A cyberattack has shuttered the huge 5,500-mile Colonial Pipeline, which transports over 100 million gallons of fuel from Texas to New Jersey every day. Gasoline prices, which have been stable, have reached multiyear highs. Thirteen states have gas prices that have cracked the barrier of $3 for an average gallon of regular. More extraordinarily, the price of gas in California, based on the average gallon of regular, has topped $4.
In fact, as the supply of gas has been halted and could be for days, predictions that gasoline will top $3 nationwide for the average gallon of regular have grown. Recently, the carefully followed analysts at GasBuddy forecast a 70% chance per-gallon gas prices will reach $3 by Memorial Day. The company added, “The last time the national average reached the $3/gal threshold was over 2,300 days ago, on October 10, 2014, but did get close in 2018, when the national average reached $2.97 per gallon.” That prediction did not take into account the pipeline challenge.
Additionally, oil prices have risen an extraordinary 83% plus since the U.S. presidential election. The price was $36 a barrel at the end of November, and at $66 it trades near the highest price in a year.
Between the price of oil and the pipeline disaster, gasoline prices also have surged. Today, the average price for a gallon of regular in the United States was $3.01, up from $2.86 a month ago.
The best predictor of gasoline prices is oil prices, despite the pipeline challenge. Oil prices almost always outweigh refinery costs, transportation costs and state gas taxes.
Gas prices by state vary from the national average for several reasons. The first is proximity to refineries.
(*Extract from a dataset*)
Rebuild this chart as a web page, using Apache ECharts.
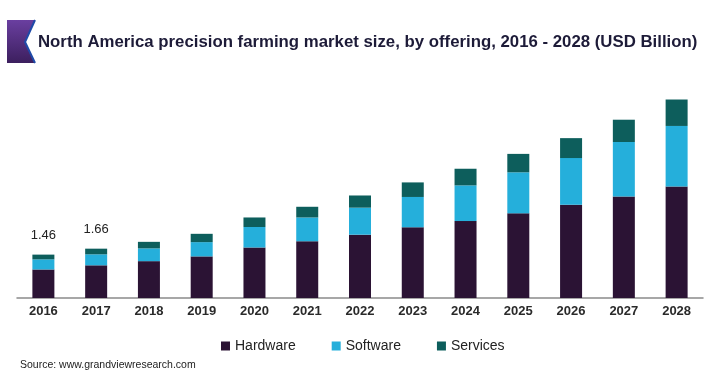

States near the huge refineries along the Gulf of Mexico tend to have the lowest prices in the country. Notably, the five states with the lowest per-gallon gas prices are Mississippi ($2.66), Texas ($2.72), Louisiana ($2.66), Alabama ($2.76) and South Carolina ($2.76). The transportation costs from refineries to nearby areas shaves down the average price of gas, compared with much of the rest of the nation.
Another primary factor in prices is gasoline taxes. According to the American Petroleum Institute survey of state gas taxes as of January 1, the U.S. average is $0.5523 a gallon. States with low gas taxes include Missouri ($0.3582), Mississippi ($0.3719) and New Mexico ($0.3738). The states with the highest gas taxes are California ($0.8145) and Pennsylvania ($0.7710).
Thirteen states currently have average prices for a gallon of regular at or over $3. California’s $4.12 price clearly is affected by its gas tax. In Hawaii, the price of $3.79 is affected by a relatively high gas tax at $0.6524 per gallon. However, the cost of transportation to islands that are 2,500 miles from the west coast is also a major contributor to Hawaii’s price. The price for a gallon of regular in Washington is $3.53. Its gas tax is a high $0.678 per gallon. Nevada ($3.55), Oregon ($3.35), Utah ($3.28), Alaska ($3.23), Illinois ($3.23), Idaho ($3.18), Arizona ($3.13), Pennsylvania ($3.09), Colorado ($3.01) and New Jersey ($3.02) fill out the list.